### Your instructions
The data below should be restated word for word, with every picture omitted.

### Source excerpt
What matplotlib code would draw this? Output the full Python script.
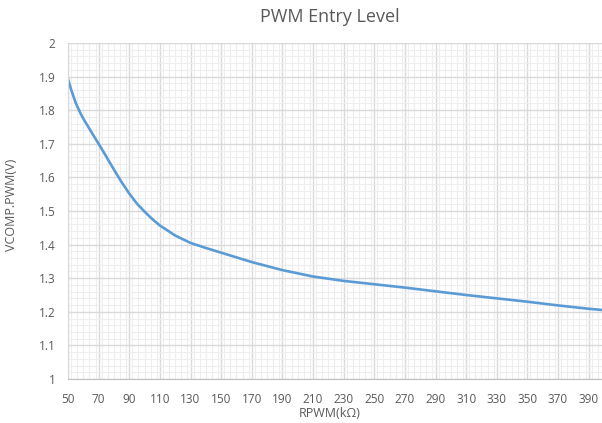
import matplotlib
matplotlib.use("Agg")
import matplotlib.pyplot as plt
from matplotlib.ticker import MultipleLocator

plt.rcParams['font.family'] = ['Open Sans', 'DejaVu Sans']

rpwm = [50, 52, 55, 58, 60, 65, 70, 75, 80, 85, 90, 95, 100, 105, 110, 120, 130, 140,
        150, 170, 190, 210, 230, 250, 270, 290, 310, 330, 350, 370, 390, 400]
vcomp = [1.893, 1.862, 1.822, 1.792, 1.775, 1.737, 1.70, 1.662, 1.623, 1.586, 1.552,
         1.522, 1.498, 1.476, 1.457, 1.427, 1.405, 1.390, 1.376, 1.348, 1.324, 1.305,
         1.292, 1.282, 1.272, 1.261, 1.250, 1.240, 1.230, 1.219, 1.209, 1.205]
xticks = list(range(50, 391, 20))
yticks = [1, 1.1, 1.2, 1.3, 1.4, 1.5, 1.6, 1.7, 1.8, 1.9, 2]
ytick_labels = ['1', '1.1', '1.2', '1.3', '1.4', '1.5', '1.6', '1.7', '1.8', '1.9', '2']

W, H = 602, 423
fig = plt.figure(figsize=(W / 100, H / 100), dpi=100)
ax = fig.add_axes([68 / W, (H - 379) / H, (604 - 68) / W, (379 - 43) / H])

ax.plot(rpwm, vcomp, color='#5B9BD5', lw=1.9, solid_capstyle='round',
        solid_joinstyle='round')
ax.set_xlim(50, 400)
ax.set_ylim(1, 2)
ax.set_xticks(xticks)
ax.set_yticks(yticks)
ax.set_yticklabels(ytick_labels)
ax.xaxis.set_minor_locator(MultipleLocator(4))
ax.yaxis.set_minor_locator(MultipleLocator(0.02))
ax.grid(which='major', color='#d9d9d9', lw=1.0)
ax.grid(which='minor', color='#eeeeee', lw=0.8)
ax.set_axisbelow(True)
ax.tick_params(which='both', length=0, labelsize=8.5, colors='#595959')
ax.tick_params(axis='x', pad=10)
ax.tick_params(axis='y', pad=9)
for s in ['top', 'right']:
    ax.spines[s].set_visible(False)
ax.spines['left'].set_color('#d9d9d9')
ax.spines['bottom'].set_color('#bfbfbf')

fig.text(330 / W, 1 - 17 / H, 'PWM Entry Level', ha='center', va='center',
         fontsize=13, color='#595959')
fig.text(330 / W, 1 - 413 / H, 'RPWM(kΩ)', ha='center', va='center',
         fontsize=9, color='#595959')
fig.text(12 / W, 1 - 205 / H, 'VCOMP.PWM(V)', ha='center', va='center',
         fontsize=9, color='#595959', rotation=90)

fig.savefig('out.png', dpi=100, facecolor='white')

### Complete response
What matplotlib code would draw this? Output the full Python script.
import matplotlib
matplotlib.use("Agg")
import matplotlib.pyplot as plt
from matplotlib.ticker import MultipleLocator

plt.rcParams['font.family'] = ['Open Sans', 'DejaVu Sans']

rpwm = [50, 52, 55, 58, 60, 65, 70, 75, 80, 85, 90, 95, 100, 105, 110, 120, 130, 140,
        150, 170, 190, 210, 230, 250, 270, 290, 310, 330, 350, 370, 390, 400]
vcomp = [1.893, 1.862, 1.822, 1.792, 1.775, 1.737, 1.70, 1.662, 1.623, 1.586, 1.552,
         1.522, 1.498, 1.476, 1.457, 1.427, 1.405, 1.390, 1.376, 1.348, 1.324, 1.305,
         1.292, 1.282, 1.272, 1.261, 1.250, 1.240, 1.230, 1.219, 1.209, 1.205]
xticks = list(range(50, 391, 20))
yticks = [1, 1.1, 1.2, 1.3, 1.4, 1.5, 1.6, 1.7, 1.8, 1.9, 2]
ytick_labels = ['1', '1.1', '1.2', '1.3', '1.4', '1.5', '1.6', '1.7', '1.8', '1.9', '2']

W, H = 602, 423
fig = plt.figure(figsize=(W / 100, H / 100), dpi=100)
ax = fig.add_axes([68 / W, (H - 379) / H, (604 - 68) / W, (379 - 43) / H])

ax.plot(rpwm, vcomp, color='#5B9BD5', lw=1.9, solid_capstyle='round',
        solid_joinstyle='round')
ax.set_xlim(50, 400)
ax.set_ylim(1, 2)
ax.set_xticks(xticks)
ax.set_yticks(yticks)
ax.set_yticklabels(ytick_labels)
ax.xaxis.set_minor_locator(MultipleLocator(4))
ax.yaxis.set_minor_locator(MultipleLocator(0.02))
ax.grid(which='major', color='#d9d9d9', lw=1.0)
ax.grid(which='minor', color='#eeeeee', lw=0.8)
ax.set_axisbelow(True)
ax.tick_params(which='both', length=0, labelsize=8.5, colors='#595959')
ax.tick_params(axis='x', pad=10)
ax.tick_params(axis='y', pad=9)
for s in ['top', 'right']:
    ax.spines[s].set_visible(False)
ax.spines['left'].set_color('#d9d9d9')
ax.spines['bottom'].set_color('#bfbfbf')

fig.text(330 / W, 1 - 17 / H, 'PWM Entry Level', ha='center', va='center',
         fontsize=13, color='#595959')
fig.text(330 / W, 1 - 413 / H, 'RPWM(kΩ)', ha='center', va='center',
         fontsize=9, color='#595959')
fig.text(12 / W, 1 - 205 / H, 'VCOMP.PWM(V)', ha='center', va='center',
         fontsize=9, color='#595959', rotation=90)

fig.savefig('out.png', dpi=100, facecolor='white')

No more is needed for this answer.